### Task directions
Reproduce exactly the lines below, from the first one through the line containing "yticks = [0, 2, 4, 6, 8, 10, 12, 14]", and omit any pictures.
begin Supplied information
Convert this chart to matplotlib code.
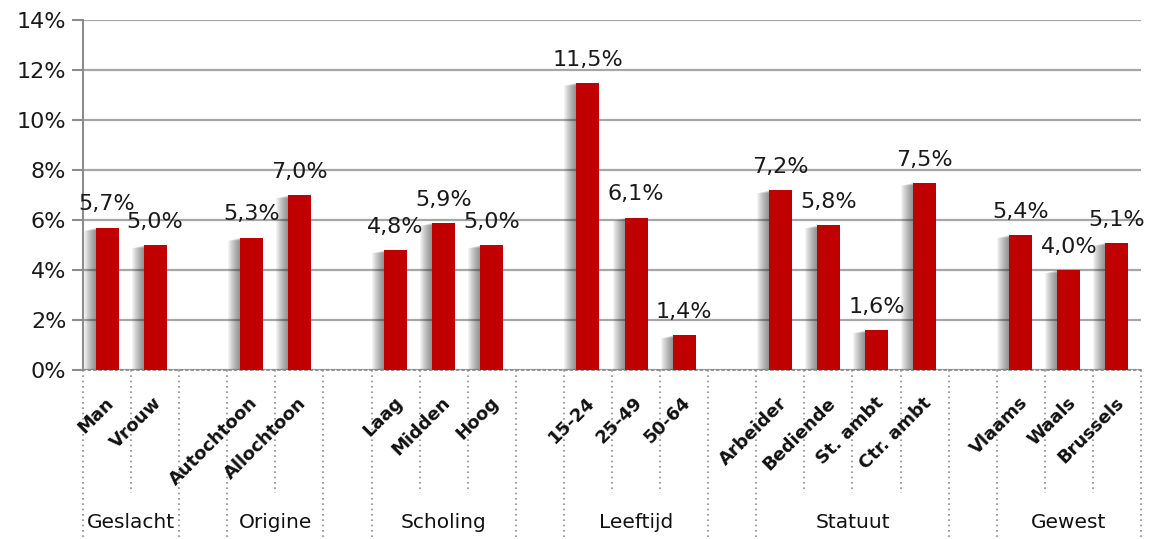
import matplotlib
matplotlib.use("Agg")
import matplotlib.pyplot as plt
import matplotlib.transforms as mtransforms

# data
groups = ["Geslacht", "Origine", "Scholing", "Leeftijd", "Statuut", "Gewest"]
group_sizes = [2, 2, 3, 3, 4, 3]
categories = ["Man", "Vrouw",
              "Autochtoon", "Allochtoon",
              "Laag", "Midden", "Hoog",
              "15-24", "25-49", "50-64",
              "Arbeider", "Bediende", "St. ambt", "Ctr. ambt",
              "Vlaams", "Waals", "Brussels"]
values = [5.7, 5.0,
          5.3, 7.0,
          4.8, 5.9, 5.0,
          11.5, 6.1, 1.4,
          7.2, 5.8, 1.6, 7.5,
          5.4, 4.0, 5.1]
value_labels = ["5,7%", "5,0%", "5,3%", "7,0%", "4,8%", "5,9%", "5,0%",
                "11,5%", "6,1%", "1,4%", "7,2%", "5,8%", "1,6%", "7,5%",
                "5,4%", "4,0%", "5,1%"]
yticks = [0, 2, 4, 6, 8, 10, 12, 14]

# slot positions: one empty slot between groups
pos = []
group_ranges = []
s = 0
for n in group_sizes:
    group_ranges.append((s, s + n - 1))
    pos += list(range(s, s + n))
    s += n + 1
nslots = s - 1

fig = plt.figure(figsize=(11.51, 5.39), dpi=100)
ax = fig.add_axes([83 / 1151, 169 / 539, (1141 - 83) / 1151, 350 / 539])

red = "#C00000"
grey = "#8C8C8C"
px = 1.0 / 48.1  # one pixel in data units

# soft shadow on the left of each bar
for k in range(1, 13):
    ax.bar([p - k * px for p in pos], [v - 0.01 * k for v in values], width=0.48,
           color="#303030", alpha=0.055, zorder=2, linewidth=0)
ax.bar(pos, values, width=0.48, color=red, zorder=3, linewidth=0)

for p, v, t in zip(pos, values, value_labels):
    ax.annotate(t, (p, v), xytext=(0, 17), textcoords="offset pixels",
                ha="center", va="baseline", fontsize=16, color="#1a1a1a", zorder=5)

ax.set_xlim(-0.5, nslots - 0.5)
ax.set_ylim(0, 14)
ax.set_yticks(yticks)
ax.set_yticklabels([f"{t}%" for t in yticks], fontsize=16, color="#1a1a1a")
ax.set_xticks([])
ax.yaxis.grid(True, color="#A6A6A6", linewidth=1.6, zorder=0)
ax.set_axisbelow(True)
ax.tick_params(axis="y", length=8, width=1.5, color=grey, pad=4)

for sp in ["top", "right"]:
    ax.spines[sp].set_visible(False)
ax.spines["left"].set_color(grey)
ax.spines["left"].set_linewidth(1.5)
ax.spines["bottom"].set_color(grey)
ax.spines["bottom"].set_linewidth(1.3)
ax.spines["bottom"].set_linestyle((0, (1, 2)))

trans = mtransforms.blended_transform_factory(ax.transData, ax.transAxes)
dot = dict(color=grey, linewidth=1.2, linestyle=(0, (1, 2.2)), clip_on=False,
           transform=trans)

for (a, b), g in zip(group_ranges, groups):
    ax.plot([a - 0.5, a - 0.5], [0, -0.49], **dot)
    ax.plot([b + 0.5, b + 0.5], [0, -0.49], **dot)
    for i in range(a, b):
        ax.plot([i + 0.5, i + 0.5], [0, -0.352], **dot)
    ax.text((a + b) / 2, -0.437, g, transform=trans, ha="center", va="center",
            fontsize=14.5, color="#111111")

for p, c in zip(pos, categories):
    ax.annotate(c, (p, 0), xycoords=trans, xytext=(4, -30),
                textcoords="offset pixels", ha="right", va="center",
                rotation=45, rotation_mode="anchor", fontsize=13,
                fontweight="bold", color="#111111")

fig.savefig("out.png", dpi=100)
end Supplied information
### Output of the task
Convert this chart to matplotlib code.
import matplotlib
matplotlib.use("Agg")
import matplotlib.pyplot as plt
import matplotlib.transforms as mtransforms

# data
groups = ["Geslacht", "Origine", "Scholing", "Leeftijd", "Statuut", "Gewest"]
group_sizes = [2, 2, 3, 3, 4, 3]
categories = ["Man", "Vrouw",
              "Autochtoon", "Allochtoon",
              "Laag", "Midden", "Hoog",
              "15-24", "25-49", "50-64",
              "Arbeider", "Bediende", "St. ambt", "Ctr. ambt",
              "Vlaams", "Waals", "Brussels"]
values = [5.7, 5.0,
          5.3, 7.0,
          4.8, 5.9, 5.0,
          11.5, 6.1, 1.4,
          7.2, 5.8, 1.6, 7.5,
          5.4, 4.0, 5.1]
value_labels = ["5,7%", "5,0%", "5,3%", "7,0%", "4,8%", "5,9%", "5,0%",
                "11,5%", "6,1%", "1,4%", "7,2%", "5,8%", "1,6%", "7,5%",
                "5,4%", "4,0%", "5,1%"]
yticks = [0, 2, 4, 6, 8, 10, 12, 14]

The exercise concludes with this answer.